Saliency methods are one of the most popular local explanation methods for image classification. However, Saliency map method shows limitation when compare two diffrent sailency maps. If one of cat image shows cat's ear much brighter then other picture, could we assess how important the ears were in the prediction of "cats"?

Linear combinations of neurons include meaningful and insightful information. $TCAV$ extends this idea and computes directional derivatives along these learned directions in order to gather the importance of each direction for a model's prediction.

Methods

In order to understand the $CAV$ method, a concept that users can understand must be defined first. As a concept, edge information such as color or texture of an image can be used. For example, when analyzing a picture of a zebra, we can use the concept of stripes. A set of data that conforms to a specific concept is called $P_C$ . And the set of random data different from the concept is called $N$ .

In order to separate these two concepts for a specific network, the distribution of vectors of $P_C$ and $N$ should be divided in the $l$ th layer. Learn a linear classifier that divides the distribution of these two vectors, and define a direction orthogonal to the linear classifier as $CAV(v^l_C)$ . Here, the orthogonal direction defines the direction of $P_C$ as the positive direction of the linear classifier.

Through the above process, the vector $CAV(v^l_C)$ that classifies the specific concept we are interested in can be obtained.

The new linear interpretation method using $CAV$ presented here is called $TCAV$ (Testing with Conceptual Activation Vector). $TCAV$ calculates the prediction sensitivity of the model for the defined $P_C$ concept using the directional derivative.

The saliency map method calculates the effect of each pixel point on logit $h_k(x)$ and uses the following formula.

\frac{\partial h_k(x)}{\partial x_{a,b}}

Similarly, Conceptual Sensitivity $S_{C,k,l}(x)$ through $CAV$ is obtained as follows.

S_{C,k,l}(x) \ = \ \ \lim_{\epsilon \to 0} \frac{h_{l,k}(f_l(x)\ + \ \epsilon v^l_C) \ - \ h_{l,k}(f_l(x))}{\epsilon} =\nabla h_{l,k}(f_l(x)) \cdot v^l_C

Through the dot product between $h_{l,k}(f_l(x))$ and $v^l_C$ obtained after passing the input image through the network, $S_{C,l,k}(x)$ between the concept $C$ and the input image k}(x)$ can be found.

And when $S_{C,l,k}(x)$ obtained in this way is 'striped' and class $k$ is 'zebra', $X_k$ is the entire input image related to class $k$ . After finding $S_{C,l,k}(x)$ for all the related images, the total $TCAV$ can be obtained with a positive value over 0.

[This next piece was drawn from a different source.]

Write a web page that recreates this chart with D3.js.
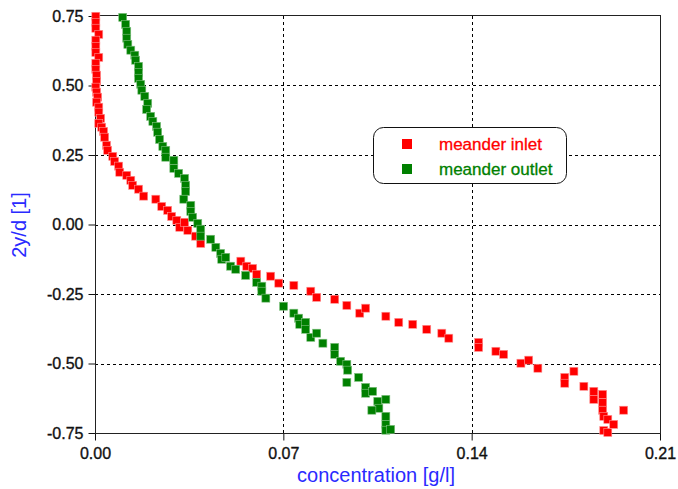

\textrm{TCAV}_{Q_{C,k.l}} = \frac{|\{x \in X_k : S_{C,k,l}(x) > 0\}|}{|X_k|}

If the ratio of Conceptual Sensitivity data related to concept $C$ is obtained from this $X_k$ data, the global influence of concept $C$ on the label can be calculated.

Results

We can classify images by concept using $CAV$ and cosine similarity. In Figure 2 above, the concept of "Stripes" is classified using $CAV$ learned with the concept of "CEO". If you check the picture, you can see that the most similar striped images have patterns suitable for the suit or tie that the CEO will use, and the least similar striped images have patterns that are unlikely to match the CEO.

The right side is the result of classifying "Necktie" using $CAV$ trained as "Model Women". Again, it can be seen that a woman wearing a tie appears in the most similar necktie images, and a man wearing a tie appears in the least similar images.

You can also use $CAV$ to check your Empirical Deepdream. Empirical Deepdream is a method of optimizing the pattern that activates $CAV$ as much as possible and comparing it with the semantic concept of the concept. In Figure 3 above, the first image is "Knitted Texture", the second image is "Corgis", and the last image is Deepdream using "Siberian Huskey". From the above figures, it can be seen that $CAV$ can define and visualize features or patterns within an image.

$TCAV$ confirms that the results we thought are important. For example, when considering a fire engine, it can be confirmed that the expected result and the actual result that red is likely to act as an important cup concept are the same. $TCAV$ not only obtains a relative value for each concept, but also shows a result that is sensitive to gender and race even without explicit training. If you look at the ping-pong ball in the picture above, you can see that the eastasian has a higher $TCAV$ value than the african or latino. It can also be seen that Apron has a higher $TCAV$ value in women than in Caucasians or babies.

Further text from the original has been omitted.